XOR neural network error stops decreasing during training

我是研究僧i 提交于 2019-11-30 07:09:05

Yes, neural networks can get stuck in local minima, depending on the error surface. However this abstract suggests that there are no local minima in the error surface of the XOR problem. However I cannot get to the full text, so I cannot verify what the authors did to proove this and how it applies to your problem.

There also might be other factors leading to this problem. For example if you descend very fast at some steep valley, if you just use a first order gradient descent, you might get to the opposite slope and bounce back and forth all the time. You could try also giving the average change over all weights at each iteration, to test if you realy have a "stuck" network, or rather one, which just has run into a limit cycle.
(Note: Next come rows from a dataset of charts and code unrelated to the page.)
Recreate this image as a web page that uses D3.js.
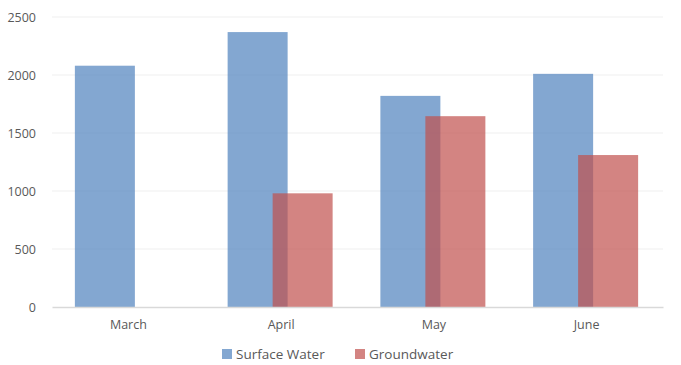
<!DOCTYPE html>
<html><head><meta charset="utf-8">
<script src="https://cdn.jsdelivr.net/npm/d3@7"></script>
<style>body{margin:0;background:#fff}svg{display:block}text{font-family:"Open Sans","Noto Sans",sans-serif}</style>
</head><body><svg id="c" width="681" height="365"></svg>
<script>
const categories = ["March","April","May","June"];
const surfaceWater = [2080, 2370, 1820, 2010];
const groundwater = [null, 980, 1645, 1310];
const yTicks = [0, 500, 1000, 1500, 2000, 2500];
const seriesNames = ["Surface Water","Groundwater"];
const seriesColors = ["#4f81bd","#c0504d"];

const svg = d3.select("#c");
const m = {l:52, r:18, t:17, b:58};
const W = 681, H = 365;
const x = d3.scaleBand().domain(categories).range([m.l, W - m.r]);
const y = d3.scaleLinear().domain([0, 2500]).range([H - m.b, m.t]);

// gridlines
svg.append("g").selectAll("line").data(yTicks.filter(d => d > 0)).join("line")
  .attr("x1", m.l).attr("x2", W - m.r)
  .attr("y1", d => y(d)).attr("y2", d => y(d))
  .attr("stroke", "#efefef").attr("stroke-width", 1);

// y axis labels
const ya = svg.append("g").attr("transform", `translate(${m.l - 16},0)`)
  .call(d3.axisLeft(y).tickValues(yTicks).tickFormat(d3.format("d")).tickSize(0).tickPadding(0));
ya.select(".domain").remove();
ya.selectAll("text").attr("font-size", 12.5).attr("fill", "#595959").attr("font-family", "'Open Sans', sans-serif");

const bw = 60;
const bars = svg.append("g");
bars.selectAll("rect.s").data(categories.map((c,i)=>({c, v: surfaceWater[i]})).filter(d=>d.v!=null)).join("rect")
  .attr("x", d => x(d.c) + x.bandwidth()/2 - 53.5).attr("width", bw)
  .attr("y", d => y(d.v)).attr("height", d => y(0) - y(d.v))
  .attr("fill", seriesColors[0]).attr("fill-opacity", 0.7);
bars.selectAll("rect.g").data(categories.map((c,i)=>({c, v: groundwater[i]})).filter(d=>d.v!=null)).join("rect")
  .attr("x", d => x(d.c) + x.bandwidth()/2 - 8.5).attr("width", bw)
  .attr("y", d => y(d.v)).attr("height", d => y(0) - y(d.v))
  .attr("fill", seriesColors[1]).attr("fill-opacity", 0.7);

// x axis
const xa = svg.append("g").attr("transform", `translate(0,${y(0)})`)
  .call(d3.axisBottom(x).tickSize(0).tickPadding(13));
xa.select(".domain").attr("stroke", "#d9d9d9").attr("stroke-width", 1.5);
xa.selectAll("text").attr("font-size", 12.5).attr("fill", "#595959").attr("font-family", "'Open Sans', sans-serif");

// legend
const lg = svg.append("g").attr("transform", "translate(222,354)");
const items = [{n: seriesNames[0], c: seriesColors[0], x: 0}, {n: seriesNames[1], c: seriesColors[1], x: 133}];
items.forEach(it => {
  lg.append("rect").attr("x", it.x).attr("y", -5).attr("width", 10).attr("height", 10)
    .attr("fill", it.c).attr("fill-opacity", 0.7);
  lg.append("text").attr("x", it.x + 14).attr("y", 0).attr("dy", "0.35em")
    .attr("font-size", 13.5).attr("fill", "#595959").text(it.n);
});
</script></body></html>
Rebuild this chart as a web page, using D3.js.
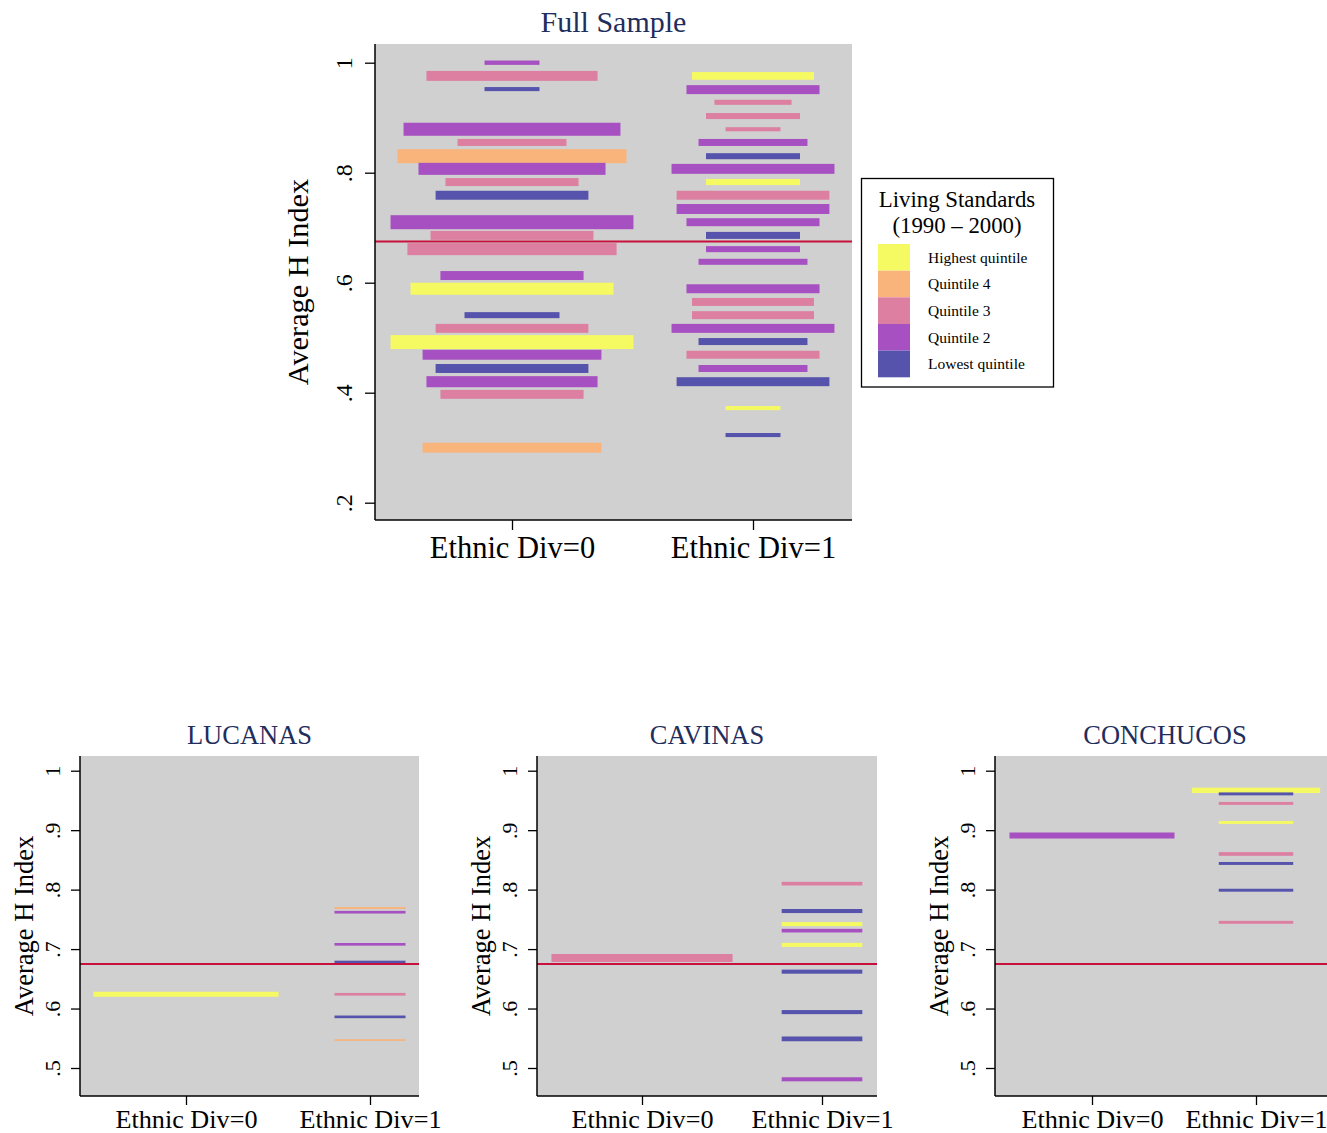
<!DOCTYPE html>
<html>
<head>
<meta charset="utf-8">
<script src="https://cdn.jsdelivr.net/npm/d3@7"></script>
<style>
  html, body { margin: 0; padding: 0; background: #fff; overflow: hidden; }
  svg { display: block; }
  text { font-family: "Liberation Serif", "Times New Roman", serif; }
</style>
</head>
<body>
<svg id="chart" width="1327" height="1133"></svg>
<script>
// ---------------- DATA ----------------
// quintile codes: 5 = Highest, 4, 3, 2, 1 = Lowest
const quintileLabels = ["Highest quintile", "Quintile 4", "Quintile 3", "Quintile 2", "Lowest quintile"];
const quintileCodes = [5, 4, 3, 2, 1];
const groupLabels = ["Ethnic Div=0", "Ethnic Div=1"];
const meanH = 0.675;

// each row: [average H index, quintile code, share (half-width), weight]
const fullDiv0 = [
  [1.000, 2, 0.114, 0.31], [0.976, 3, 0.355, 0.71], [0.952, 1, 0.114, 0.29],
  [0.879, 2, 0.450, 0.93], [0.855, 3, 0.226, 0.50], [0.830, 4, 0.475, 1.00],
  [0.807, 2, 0.388, 0.86], [0.783, 3, 0.276, 0.57], [0.759, 1, 0.317, 0.64],
  [0.710, 2, 0.504, 1.00], [0.686, 3, 0.338, 0.64], [0.661, 3, 0.434, 0.86],
  [0.613, 2, 0.297, 0.64], [0.589, 5, 0.421, 0.86], [0.541, 1, 0.197, 0.43],
  [0.517, 3, 0.317, 0.64], [0.492, 5, 0.504, 1.00], [0.469, 2, 0.371, 0.71],
  [0.444, 1, 0.317, 0.64], [0.420, 2, 0.355, 0.79], [0.397, 3, 0.297, 0.64],
  [0.300, 4, 0.371, 0.71]
];
const fullDiv1 = [
  [0.976, 5, 0.253, 0.55], [0.951, 2, 0.276, 0.64], [0.928, 3, 0.160, 0.36],
  [0.903, 3, 0.195, 0.43], [0.879, 3, 0.114, 0.29], [0.855, 2, 0.226, 0.50],
  [0.830, 1, 0.195, 0.43], [0.807, 2, 0.338, 0.71], [0.783, 5, 0.195, 0.43],
  [0.759, 3, 0.317, 0.64], [0.734, 2, 0.317, 0.71], [0.710, 2, 0.276, 0.57],
  [0.686, 1, 0.195, 0.50], [0.661, 2, 0.195, 0.43], [0.638, 2, 0.226, 0.43],
  [0.589, 2, 0.276, 0.64], [0.565, 3, 0.253, 0.57], [0.541, 3, 0.253, 0.57],
  [0.517, 2, 0.338, 0.64], [0.493, 1, 0.226, 0.50], [0.469, 3, 0.276, 0.57],
  [0.444, 2, 0.226, 0.50], [0.420, 1, 0.317, 0.64], [0.372, 5, 0.114, 0.29],
  [0.323, 1, 0.114, 0.29]
];
const lucanasDiv0 = [[0.624, 5, 0.503, 0.36]];
const lucanasDiv1 = [
  [0.769, 4, 0.193, 0.14], [0.762, 2, 0.193, 0.19], [0.708, 2, 0.193, 0.19],
  [0.678, 1, 0.193, 0.21], [0.624, 3, 0.193, 0.19], [0.586, 1, 0.193, 0.19],
  [0.547, 4, 0.193, 0.12]
];
const cavinasDiv0 = [[0.685, 3, 0.503, 0.57]];
const cavinasDiv1 = [
  [0.810, 3, 0.224, 0.26], [0.764, 1, 0.224, 0.29], [0.742, 5, 0.224, 0.29],
  [0.731, 2, 0.224, 0.26], [0.707, 5, 0.224, 0.29], [0.662, 1, 0.224, 0.29],
  [0.594, 1, 0.224, 0.29], [0.549, 1, 0.224, 0.34], [0.481, 2, 0.224, 0.29]
];
const conchucosDiv0 = [[0.891, 2, 0.503, 0.43]];
const conchucosDiv1 = [
  [0.967, 5, 0.391, 0.38], [0.961, 1, 0.227, 0.21], [0.945, 3, 0.227, 0.21],
  [0.913, 5, 0.227, 0.21], [0.860, 3, 0.227, 0.26], [0.844, 1, 0.227, 0.21],
  [0.799, 1, 0.227, 0.21], [0.745, 3, 0.227, 0.21]
];
const fullTicks = [0.2, 0.4, 0.6, 0.8, 1];
const regionTicks = [0.5, 0.6, 0.7, 0.8, 0.9, 1];

// ---------------- STYLE ----------------
const colorScale = d3.scaleOrdinal()
  .domain(quintileCodes)
  .range(["#f6fa62", "#f9b47b", "#dc7fa1", "#a650c1", "#5553ab"]);
const titleColor = "#1f2e5c";
const bgGray = "#d0d0d0";
const meanColor = "#c8103c";

const svg = d3.select("#chart");
const tickFmt = d => d === 1 ? "1" : d3.format(".1f")(d).replace(/^0/, "");

function drawPanel(cfg) {
  const { title, box, gx, yDomain, yRange, ticks, div0, div1, thickMax, fs } = cfg;
  const g = svg.append("g");
  const x = d3.scaleLinear().domain([0, 1]).range(gx);
  const y = d3.scaleLinear().domain(yDomain).range(yRange);
  const thick = d3.scaleLinear().domain([0, 1]).range([0, thickMax]);

  // plot background
  g.append("rect")
    .attr("x", box.x0).attr("y", box.y0)
    .attr("width", box.x1 - box.x0).attr("height", box.y1 - box.y0)
    .attr("fill", bgGray);

  // bars
  [div0, div1].forEach((rows, gi) => {
    g.append("g").selectAll("rect").data(rows).join("rect")
      .attr("x", d => x(gi - d[2]))
      .attr("width", d => x(gi + d[2]) - x(gi - d[2]))
      .attr("y", d => y(d[0]) - thick(d[3]) / 2)
      .attr("height", d => thick(d[3]))
      .attr("fill", d => colorScale(d[1]));
  });

  // mean line
  g.append("line")
    .attr("x1", box.x0).attr("x2", box.x1)
    .attr("y1", y(meanH)).attr("y2", y(meanH))
    .attr("stroke", meanColor).attr("stroke-width", 2);

  // y axis
  const yAxis = g.append("g")
    .attr("transform", `translate(${box.x0},0)`)
    .call(d3.axisLeft(y).tickValues(ticks).tickFormat(tickFmt).tickSize(cfg.tickLen).tickSizeOuter(0));
  yAxis.select(".domain").remove();
  yAxis.selectAll(".tick line").attr("stroke", "#000").attr("stroke-width", 1.3);
  yAxis.selectAll(".tick text")
    .attr("x", 0).attr("dy", 0)
    .attr("text-anchor", "middle")
    .attr("fill", "#000")
    .style("font-size", fs.tick + "px")
    .style("font-family", '"Liberation Serif", serif')
    .attr("transform", `translate(${-cfg.yLabelOff},0) rotate(-90)`);
  g.append("line")
    .attr("x1", box.x0).attr("x2", box.x0)
    .attr("y1", box.y0).attr("y2", box.y1)
    .attr("stroke", "#000").attr("stroke-width", 1.5);

  // x axis
  const xAxis = g.append("g")
    .attr("transform", `translate(0,${box.y1})`)
    .call(d3.axisBottom(x).tickValues([0, 1]).tickFormat((d, i) => groupLabels[i]).tickSize(cfg.tickLen).tickSizeOuter(0));
  xAxis.select(".domain").remove();
  xAxis.selectAll(".tick line").attr("stroke", "#000").attr("stroke-width", 1.3);
  xAxis.selectAll(".tick text")
    .attr("y", cfg.xLabelOff).attr("dy", 0)
    .attr("fill", "#000")
    .style("font-size", fs.xlab + "px")
    .style("font-family", '"Liberation Serif", serif');
  g.append("line")
    .attr("x1", box.x0).attr("x2", box.x1)
    .attr("y1", box.y1).attr("y2", box.y1)
    .attr("stroke", "#000").attr("stroke-width", 1.5);

  // y axis title
  g.append("text")
    .attr("transform", `translate(${box.x0 - cfg.yTitleOff},${(box.y0 + box.y1) / 2}) rotate(-90)`)
    .attr("text-anchor", "middle")
    .style("font-size", fs.ytitle + "px")
    .attr("fill", "#000")
    .text("Average H Index");

  // panel title
  g.append("text")
    .attr("x", (box.x0 + box.x1) / 2)
    .attr("y", cfg.titleY)
    .attr("text-anchor", "middle")
    .style("font-size", fs.title + "px")
    .attr("fill", titleColor)
    .text(title);
}

drawPanel({
  title: "Full Sample",
  box: { x0: 375, x1: 852, y0: 44, y1: 520 },
  gx: [512, 753], yDomain: [0.2, 1], yRange: [502.7, 62.7],
  ticks: fullTicks, div0: fullDiv0, div1: fullDiv1, thickMax: 14,
  tickLen: 10, yLabelOff: 23, xLabelOff: 37.5, yTitleOff: 67, titleY: 31.5,
  fs: { tick: 24, xlab: 30.5, ytitle: 30.3, title: 30 }
});

const regionCommon = {
  yDomain: [0.5, 1], yRange: [1068, 770.7], ticks: regionTicks, thickMax: 14,
  tickLen: 9, yLabelOff: 20, xLabelOff: 32, yTitleOff: 47.5, titleY: 744,
  fs: { tick: 22, xlab: 26.2, ytitle: 26.5, title: 26.5 }
};
drawPanel(Object.assign({}, regionCommon, {
  title: "LUCANAS", box: { x0: 80, x1: 419, y0: 756, y1: 1096 },
  gx: [186, 370], div0: lucanasDiv0, div1: lucanasDiv1
}));
drawPanel(Object.assign({}, regionCommon, {
  title: "CAVINAS", box: { x0: 537, x1: 877, y0: 756, y1: 1096 },
  gx: [642, 822], div0: cavinasDiv0, div1: cavinasDiv1
}));
drawPanel(Object.assign({}, regionCommon, {
  title: "CONCHUCOS", box: { x0: 995, x1: 1335, y0: 756, y1: 1096 },
  gx: [1092, 1256], div0: conchucosDiv0, div1: conchucosDiv1
}));

// ---------------- LEGEND ----------------
const leg = svg.append("g");
leg.append("rect")
  .attr("x", 861.5).attr("y", 178.5).attr("width", 192).attr("height", 208.5)
  .attr("fill", "#fff").attr("stroke", "#000").attr("stroke-width", 1.3);
leg.append("text").attr("x", 957).attr("y", 207)
  .attr("text-anchor", "middle").style("font-size", "22.8px").attr("fill", "#000")
  .text("Living Standards");
leg.append("text").attr("x", 957).attr("y", 232.5)
  .attr("text-anchor", "middle").style("font-size", "22.8px").attr("fill", "#000")
  .text("(1990 \u2013 2000)");
const legY = d3.scaleBand().domain(quintileCodes).range([244, 377.3]);
const items = leg.selectAll("g.item").data(quintileCodes).join("g").attr("class", "item");
items.append("rect")
  .attr("x", 878).attr("y", d => legY(d))
  .attr("width", 32).attr("height", legY.bandwidth())
  .attr("fill", d => colorScale(d));
items.append("text")
  .attr("x", 928).attr("y", d => legY(d) + legY.bandwidth() / 2 + 5.5)
  .style("font-size", "15.5px").attr("fill", "#000")
  .text((d, i) => quintileLabels[i]);
</script>
</body>
</html>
You should first try fiddling with your parameters (learning rate, momentum if you implemented it etc). If you can make the problem go away, by changing parameters, your algorithm is probably ok.

Poor gradient descent with excessively large steps as described by LiKao is one possible problem. Another is that there are very flat regions of the XOR error landscape which means that it takes a very long time to converge, and in fact the gradient may be so weak that descent algorithm doesn't pull you in the right direction.

These two papers look at 2-1-1 and 2-2-1 XOR landscapes. One uses a "cross entropy" error function which I don't know. In the first they declare there are no local minima but in the second they say there are local minima at infinity - basically when weights run off to very large values. So for the second case, their results suggest if you don't start off near "enough" true minima you may get trapped at the infinite points. They also say that other analyses of 2-2-1 XOR networks that show no local minima are not contradicted by their results because of particular definitions.

http://citeseerx.ist.psu.edu/viewdoc/summary?doi=10.1.1.31.4770

http://www.ncbi.nlm.nih.gov/pubmed/12662806

I encountered the same issue and found that using the activation function 1.7159*tanh(2/3*x) described in LeCun's "Efficient Backprop" paper helps. This is presumably because that function does not saturate around the target values {-1, 1}, whereas regular tanh does.